1969年9月16日下午,和往常一样,蒋介石与宋美龄一起坐车到台北近郊兜风。5点左右,二人兜风归来,座车向阳明山驶去。这时刚好有一辆下山开往市区的公路局客运班车,停在站牌处等候乘客上车。同时,这天在阳明山有一个军事会谈分组会议刚散会,军用汽车一辆接一辆鱼贯下山。当蒋介石车队的“先导车”——第一辆开道车驶过一道大弯,距离那辆停靠在路边的公路局客运班车两三百米的时候,忽然有一部军用吉普车,从客运班车的左后方超车蹿出,迎面朝“先导车”急驶而来。“先导车”的司机当下立刻踩刹车,与这辆吉普车擦身而过。紧跟在“先导车”后方的蒋介石座车司机徐达生,原本也应该急踩刹车。但是可能是一时分神,也可能是紧张过度,他一脚把油门踩到底,轰然一声,整部座车硬生生朝“先导车”的后车厢撞去。蒋介石座车的车头和“先导车”的后车厢,都被撞了个大窟窿。
撞车的一瞬间,蒋介石坐在座车右后座的座位上,正倚着拐杖闭目养神。坐在座车左后座的宋美龄,则是习惯性地跷着二郎腿假寐。早年台湾尚未有坐车须系安全带的规定,况且“总统”座车绝对没有安全顾虑,所以两人压根儿也没想到要系上安全带。更糟糕的是,蒋介石的座车原本空间就很大,为了蒋介石乘车的舒适度,让其双腿在车内可以伸缩自如,座车内又拆掉了多余的座位,因此前后座距离,有一两米的长度,这使得撞击的力度相对加大了。
车祸来得太突然,蒋介石的身体直接撞上了驾驶座后侧的隔板。由于冲撞力道过猛,他的嘴唇当场撞出血来,胸部更是一阵闷痛,而宋美龄的颈部剧烈受创,双腿膝盖创伤尤其严重,所幸没有骨折。
应舜仁:当时先生流鼻血了,牙齿也流血,夫人则是脚这边流血了。
坐在后面一辆车里的侍卫长孔令晟,见司机徐达生闯下大祸,急忙下车查看情况。他紧急将蒋介石夫妇送到“荣民总医院”,随后立即通知蒋经国,并命令宪兵单位封锁阳明山道路以及“总统府”沿线,盘查所有开往“总统府”及“国防部”的军用吉普车。

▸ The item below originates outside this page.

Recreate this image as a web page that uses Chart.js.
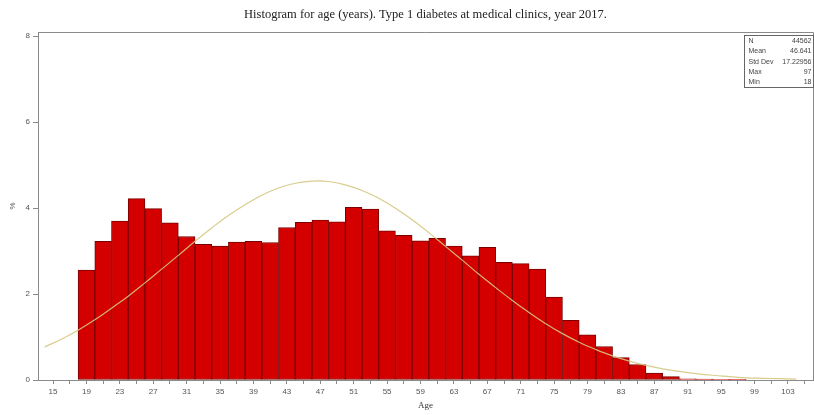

两天后,查出了那天超车的吉普车和师长的姓名,师长的官位不保,开车的司机也移送军法处分。而蒋介石座车司机徐达生则没有受到任何处罚,照常在士林官邸工作。因为宋美龄主张宽恕徐达生,她说:“错不在徐达生,应该饶恕他的无心之过。”而侍卫长孔令晟则受到了“停升一年”的处分。
蒋介石夫妇被送到医院急救后,医生在初步诊察时,仅发现蒋介石的外伤,主要是嘴唇小范围撕裂,胸部没有明显伤痕。事后蒋介石也不觉得胸部有任何不适,所以压根儿没想到胸腔或心脏受伤的问题。后来,心脏专科医生证实,阳明山车祸撞击的瞬间,蒋介石的心脏主动脉瓣膜曾受到重创。人类的心脏主动脉瓣膜一旦破裂,就像抽水机的活塞坏了一样,血液升上去又会倒流回来,这是日后蒋介石心脏衰竭的一大原因。但是,蒋介石和当时的医生都没有察觉撞击瞬间所带来的这一大后遗症。